On March 2, 2016, the United Nations Security Council and its 15 members agreed to impose an extensive and broad sanctions against the North Korea. United Nations Security Council’s sanction includes almost all economic sanctions including all exportations of goods to North Korea, restriction on financial services, and strictly limiting admittance of all North Korean fleets and vessels in 15 of the United Nation Security Council member countries. However, the sanction excludes daily necessities shipped for the civilians of North Korea.[16]

Unfortunately, the sanction will not solve them problem. There is a complexity of interest over countries that are members of the United Nation Security Council. The main countries involve South Korea, China, and the U.S. South Korea and U.S. are planning to further expand the two countries’ collaborative military defense through installing missile defense system such as the Terminal High Altitude Area Defense, commonly known as the THAAD.[17]

Here, China is concerned over the installation of THAAD because of the system’s capability of monitoring beyond the Korean peninsula. China is against the THAAD because it can monitor all the military movements made by the Chinese military.[18] Even though South Korea and the U.S. have clearly mentioned that they will ensure to reduce the radar capacity of THAAD and only focus on monitoring North Korea, China’s tension against THADD has only been growing and recently launched its ICBM to show its military capability.[19] Immediately after China’s launch, the U.S. also has recently launched several of its ICBMs to prove its military capability as well.[20]

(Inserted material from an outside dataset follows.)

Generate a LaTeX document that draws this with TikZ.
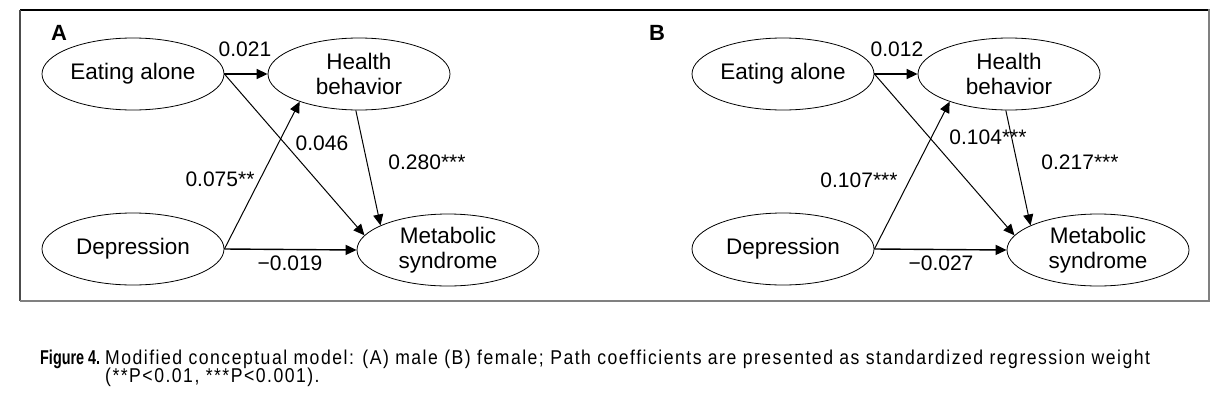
\documentclass[tikz,border=0pt]{standalone}
\usepackage{fontspec}
\setmainfont{Liberation Sans}
\newfontfamily\capfont[FakeStretch=0.88,LetterSpace=7.5]{Liberation Sans}
\newfontfamily\figfont[FakeStretch=0.72]{Liberation Sans}
\usetikzlibrary{arrows.meta,shapes.geometric}
\begin{document}
\begin{tikzpicture}[x=1pt,y=-1pt,
  var/.style={ellipse,draw,line width=0.8pt,minimum width=182pt,minimum height=72pt,
    inner sep=0pt,align=center,font=\fontsize{22.5}{25}\selectfont},
  arr/.style={-{Triangle[length=11pt,width=10pt]},line width=1pt},
  harr/.style={arr,line width=1.4pt},
  coef/.style={font=\fontsize{21}{24}\selectfont,inner sep=0pt},
  panel/.style={font=\bfseries\fontsize{22}{24}\selectfont,inner sep=0pt},
  captxt/.style={anchor=base west,inner sep=0pt,font=\capfont\fontsize{20}{22}\selectfont}]
\useasboundingbox (0,0) rectangle (1229,407);
% frame
\draw[line width=1.2pt,black] (1209,10) -- (20,10);
\draw[line width=1.2pt,black!70] (20,10) -- (20,301);
\draw[line width=2.5pt,black!50] (20,301) -- (1209,301) -- (1209,9.4);
% panel A
\node[panel] (pa) at (59,33) {A};
\node[var] (ea) at (133,74) {Eating alone};
\node[var] (hb) at (359,74) {Health\\behavior};
\node[var] (dp) at (133,249) {Depression};
\node[var] (ms) at (448,250) {Metabolic\\syndrome};
\draw[harr] (ea.east) -- (hb.west);
\draw[arr] (ea.east) -- (ms.170);
\draw[arr] (hb.265) -- (ms.160);
\draw[arr] (dp.east) -- (hb.205);
\draw[harr] (dp.east) -- (ms.west);
\node[coef] (la1) at (245,49) {0.021};
\node[coef] (la2) at (322,143) {0.046};
\node[coef] (la3) at (427,162) {0.280***};
\node[coef] (la4) at (220,179) {0.075**};
\node[coef] (la5) at (290,263) {−0.019};
% panel B
\node[panel] (pb) at (657,33) {B};
\node[var] (eb) at (783,74) {Eating alone};
\node[var] (hbb) at (1009,74) {Health\\behavior};
\node[var] (dpb) at (783,249) {Depression};
\node[var] (msb) at (1098,250) {Metabolic\\syndrome};
\draw[harr] (eb.east) -- (hbb.west);
\draw[arr] (eb.east) -- (msb.170);
\draw[arr] (hbb.265) -- (msb.160);
\draw[arr] (dpb.east) -- (hbb.205);
\draw[harr] (dpb.east) -- (msb.west);
\node[coef] (lb1) at (897,49) {0.012};
\node[coef] (lb2) at (988,137) {0.104***};
\node[coef] (lb3) at (1080,162) {0.217***};
\node[coef] (lb4) at (859,180) {0.107***};
\node[coef] (lb5) at (941,263) {−0.027};
% caption
\node[captxt] (cap1) at (40,364) {\makebox[65pt][l]{\figfont\bfseries Figure 4.}Modified conceptual model: (A) male (B) female; Path coefficients are presented as standardized regression weight};
\node[captxt] (cap2) at (105,382) {(**P<0.01, ***P<0.001).};
\end{tikzpicture}
\end{document}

The North Korea’s recent rocket launch shall not lead to an U.S. and China’s arms race. It may only be North Korea’s ultimate intention to increase tension and distrust between countries like U.S. and China. We should not be fooled by North Korea’s obnoxious international political scheme but, we should work as a team in collaboration and cooperation in order to reduce further risk against North Korea and Kim Jong Un’s provocation and childish play against the entire world.

Immediately after the sanction against North Korea had passed by the United Nation Security Council, the United Nations South Korean Ambassador Joon Oh made a concise, yet sentimental message against North Korea.

In Korean, Ambassador Oh said, “Yi Jae Guh Man Ha Sae Yo!” In English Ambassador Oh said “Please, stop it now!” Ambassador Oh continued his speech, “Why do you need these weapons? In South Korea, we do not have nuclear weapons. As we are bordering with each other, you don’t need intercontinental missile if you are aiming us. You say United States is a threat to you. Why a strongest military power in the world would threaten a small country far across Pacific. There is no threat? It is figment of your imagination…If you continue on this way only people suffer will your own people and they are also my people and our people as well…”[21]

Yes, Kim Jong Un, stop this madness and please put your new “toy” missile down.


[1] Choe Sang-Hun, North Korea Launches Rocket Seen as Cover for a Missile Test, N.Y. Times, (last visited Feb. 27, 2016).

[2] Lee Young-Wan, 3 Reasons Why … North Korea’s Gwang Myung Sung is a Missile, Chosun Ilbo, (last visited Feb. 27, 2016).

[3] Yi Whan-Woo, North Korea Closer to Developing ICBM, Korea Times, (last visited Feb. 27, 2016).

[4] Id.

[5] Yang Nak-Gyu, The Current Status of North Korea’s Claimed Satellite, Asia Economics, (last visited Feb. 28, 2016).

[6] Supra, note 2.

[7] Id.

[8] Id.

[9] Id.

[10] Id.

[11] Id.

[12] Id.

[13] Id.

[14] Id.

[15] Id.

[16] Park Jee-Hye, UN Passes Sanction Against North Korea with Unanimous Vote, E Daily, (last visited Mar. 3, 2016).

[17] Shannon Tiezzi, South Korea Eyes THAAD, China Urges ‘Caution,’ Diplomat, (last visited Feb. 29, 2016).

[18] Id.

[19] Id.

[20] Id.

[21] No Chang-Hyun, “Please Stop It Now!” Ambassador Oh Joon’s Unexpected Speech in Korean, Newsis, (last visited Mar. 3, 2016).